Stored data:

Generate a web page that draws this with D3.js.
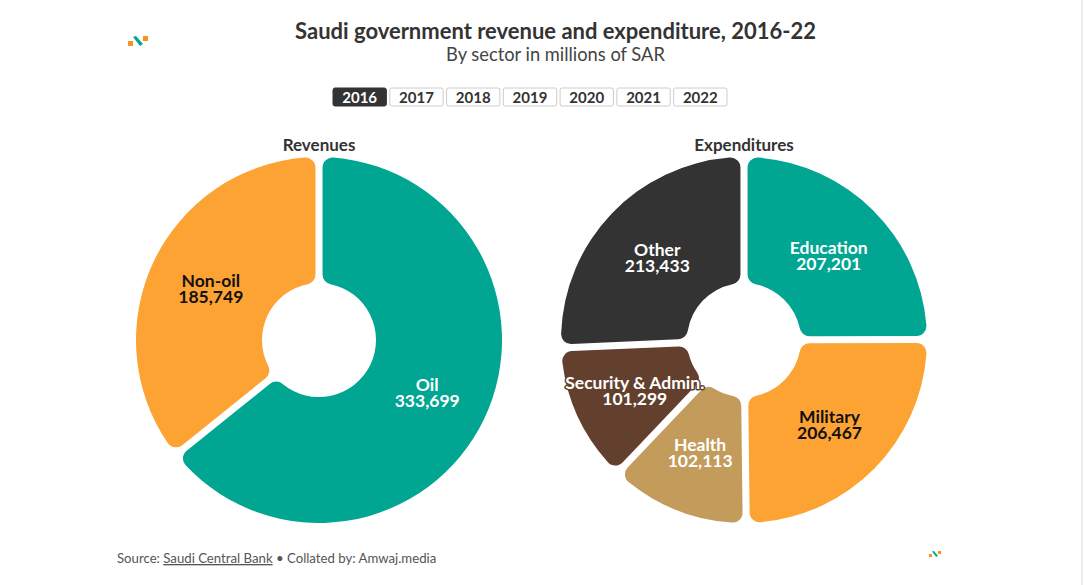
<!DOCTYPE html>
<html>
<head>
<meta charset="utf-8">
<script src="https://cdn.jsdelivr.net/npm/d3@7"></script>
<style>
  html, body { margin: 0; padding: 0; background: #fff; }
  svg { display: block; }
  text { font-family: "Source Sans Pro", "Lato", "Noto Sans", sans-serif; }
</style>
</head>
<body>
<svg id="chart" width="1087" height="585"></svg>
<script>
const years = ["2016", "2017", "2018", "2019", "2020", "2021", "2022"];
const selectedYear = "2016";

const revenueCategories = ["Oil", "Non-oil"];
const revenueValues = [333699, 185749];
const revenueColors = ["#00a692", "#fca334"];
const revenueTextColors = ["#ffffff", "#111111"];

const expenditureCategories = ["Education", "Military", "Health", "Security & Admin.", "Other"];
const expenditureValues = [207201, 206467, 102113, 101299, 213433];
const expenditureColors = ["#00a692", "#fca334", "#c39b5b", "#633f2e", "#333333"];
const expenditureTextColors = ["#ffffff", "#111111", "#ffffff", "#ffffff", "#ffffff"];

const svg = d3.select("#chart");
const W = 1087, H = 585;

// right border
svg.append("rect").attr("x", 1081).attr("y", 0).attr("width", 2).attr("height", H).attr("fill", "#ececec");

// logo
function logo(g, s) {
  g.append("rect").attr("x", 0).attr("y", 5 * s).attr("width", 5 * s).attr("height", 5 * s).attr("fill", "#f7931e");
  g.append("path").attr("d", `M${5*s},${1*s} L${8*s},${0} L${15*s},${8*s} L${12*s},${10*s} Z`).attr("fill", "#00a692");
  g.append("rect").attr("x", 15 * s).attr("y", 0).attr("width", 5 * s).attr("height", 5 * s).attr("fill", "#f7931e");
}
logo(svg.append("g").attr("transform", "translate(128,36)"), 1);
logo(svg.append("g").attr("transform", "translate(929,551)"), 0.6);

// title (fit to reference width)
function fitText(sel, target) {
  const w = sel.node().getComputedTextLength();
  const fs = parseFloat(sel.attr("font-size"));
  if (w > 0) sel.attr("font-size", fs * target / w);
}
const t1 = svg.append("text").attr("x", 555.5).attr("y", 39).attr("text-anchor", "middle")
  .attr("font-size", 20).attr("font-weight", 700).attr("fill", "#333")
  .text("Saudi government revenue and expenditure, 2016-22");
fitText(t1, 521);
const t2 = svg.append("text").attr("x", 555.5).attr("y", 61).attr("text-anchor", "middle")
  .attr("font-size", 17).attr("font-weight", 400).attr("fill", "#444")
  .text("By sector in millions of SAR");
fitText(t2, 219);

// year buttons
const bx = d3.scaleBand().domain(years).range([333, 727]).paddingInner(0.06);
const btn = svg.append("g").selectAll("g").data(years).join("g")
  .attr("transform", d => `translate(${bx(d)},88)`);
btn.append("rect").attr("width", bx.bandwidth()).attr("height", 18).attr("rx", 2)
  .attr("fill", d => d === selectedYear ? "#333" : "#fff")
  .attr("stroke", d => d === selectedYear ? "#333" : "#ccc");
btn.append("text").attr("x", bx.bandwidth() / 2).attr("y", 14.5).attr("text-anchor", "middle")
  .attr("font-size", 15).attr("font-weight", 700)
  .attr("fill", d => d === selectedYear ? "#fff" : "#333").text(d => d);

// donuts
const outerR = 183, innerR = 57;
const pie = d3.pie().sort(null).value(d => d.value);
const arc = d3.arc().innerRadius(innerR).outerRadius(outerR).padAngle(0.037).cornerRadius(10);
const labelArc = d3.arc().innerRadius(innerR).outerRadius(outerR);

function donut(cx, cy, title, cats, vals, cols, tcols) {
  const data = cats.map((c, i) => ({ name: c, value: vals[i], color: cols[i], tcolor: tcols[i] }));
  svg.append("text").attr("x", cx).attr("y", 151).attr("text-anchor", "middle")
    .attr("font-size", 17).attr("font-weight", 700).attr("fill", "#333").text(title);
  const g = svg.append("g").attr("transform", `translate(${cx},${cy})`);
  const arcs = pie(data);
  g.selectAll("path").data(arcs).join("path").attr("d", arc).attr("fill", d => d.data.color);
  const fmt = d3.format(",");
  const lab = g.selectAll("g.lbl").data(arcs).join("g").attr("class", "lbl")
    .attr("transform", d => { const c = labelArc.centroid(d); return `translate(${c[0]},${c[1] + 1})`; });
  const style = s => s.attr("text-anchor", "middle").attr("font-size", 17.5).attr("font-weight", 700)
    .attr("fill", d => d.data.tcolor)
    .attr("stroke", d => d.data.color).attr("stroke-width", 3).attr("stroke-linejoin", "round")
    .attr("paint-order", "stroke");
  lab.append("text").attr("y", -2).call(style).text(d => d.data.name);
  lab.append("text").attr("y", 14).call(style).text(d => fmt(d.data.value));
}
donut(319, 340, "Revenues", revenueCategories, revenueValues, revenueColors, revenueTextColors);
donut(744, 340, "Expenditures", expenditureCategories, expenditureValues, expenditureColors, expenditureTextColors);

// footer
const ft = svg.append("text").attr("x", 117).attr("y", 563).attr("font-size", 13.2).attr("fill", "#555");
ft.append("tspan").text("Source: ");
ft.append("tspan").attr("text-decoration", "underline").text("Saudi Central Bank");
ft.append("tspan").text(" • Collated by: Amwaj.media");
</script>
</body>
</html>
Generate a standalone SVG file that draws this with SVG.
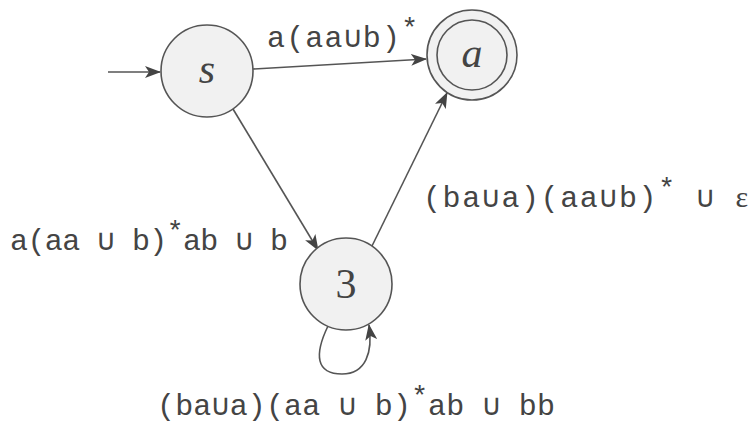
<svg xmlns="http://www.w3.org/2000/svg" width="754" height="435" viewBox="0 0 754 435">
<style>
.node{fill:#f1f1f1;stroke:#555;stroke-width:1.6}
.edge{fill:none;stroke:#555;stroke-width:1.6}
.nl{font-family:"Liberation Serif","DejaVu Serif",serif;font-size:42px;fill:#444;text-anchor:middle}
.lab{font-family:"Liberation Mono","DejaVu Sans Mono",monospace;font-size:30px;fill:#444}
.sup{font-size:28px}
</style>
<defs>
<marker id="arr" markerUnits="userSpaceOnUse" markerWidth="16" markerHeight="12" refX="15" refY="6" orient="auto">
<path d="M0,0 L16,6 L0,12 L4,6 Z" fill="#444"/>
</marker>
</defs>
<rect width="754" height="435" fill="#ffffff"/>
<g id="connectors">
<line class="edge" x1="108" y1="72" x2="160" y2="72" marker-end="url(#arr)"/>
<line class="edge" x1="253" y1="69" x2="426" y2="59" marker-end="url(#arr)"/>
<line class="edge" x1="233" y1="109" x2="318" y2="250" marker-end="url(#arr)"/>
<line class="edge" x1="372" y1="246" x2="447" y2="93" marker-end="url(#arr)"/>
<path class="edge" d="M328,326 C314,355 316,374 342,374 C366,374 373,352 369,325" marker-end="url(#arr)"/>
</g>
<g id="node-s">
<circle class="node" cx="207" cy="71" r="46"/>
<text class="nl" x="207" y="83" font-style="italic">s</text>
</g>
<g id="node-a">
<circle class="node" cx="472" cy="55" r="45"/>
<circle class="node" cx="472" cy="55" r="35"/>
<text class="nl" x="472" y="67" font-style="italic">a</text>
</g>
<g id="node-3">
<circle class="node" cx="346" cy="284" r="46"/>
<text class="nl" x="346" y="298">3</text>
</g>
<g id="labels">
<text class="lab" x="267" y="47" textLength="151">a(aa∪b)<tspan class="sup" dy="-10">*</tspan></text>
<text class="lab" x="10" y="250" textLength="278">a(aa ∪ b)<tspan class="sup" dy="-10">*</tspan><tspan dy="10">ab ∪ b</tspan></text>
<text class="lab" x="423" y="207" textLength="325">(ba∪a)(aa∪b)<tspan class="sup" dy="-10">*</tspan><tspan dy="10"> ∪ </tspan><tspan font-family="Liberation Serif,serif">ε</tspan></text>
<text class="lab" x="157" y="415" textLength="398">(ba∪a)(aa ∪ b)<tspan class="sup" dy="-10">*</tspan><tspan dy="10">ab ∪ bb</tspan></text>
</g>
</svg>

TASK PROMPT: Find the word "Generate" in the material, then list each line that holds it.

EXPECTED ANSWER:
Generate a web page that draws this with D3.js.
Generate a standalone SVG file that draws this with SVG.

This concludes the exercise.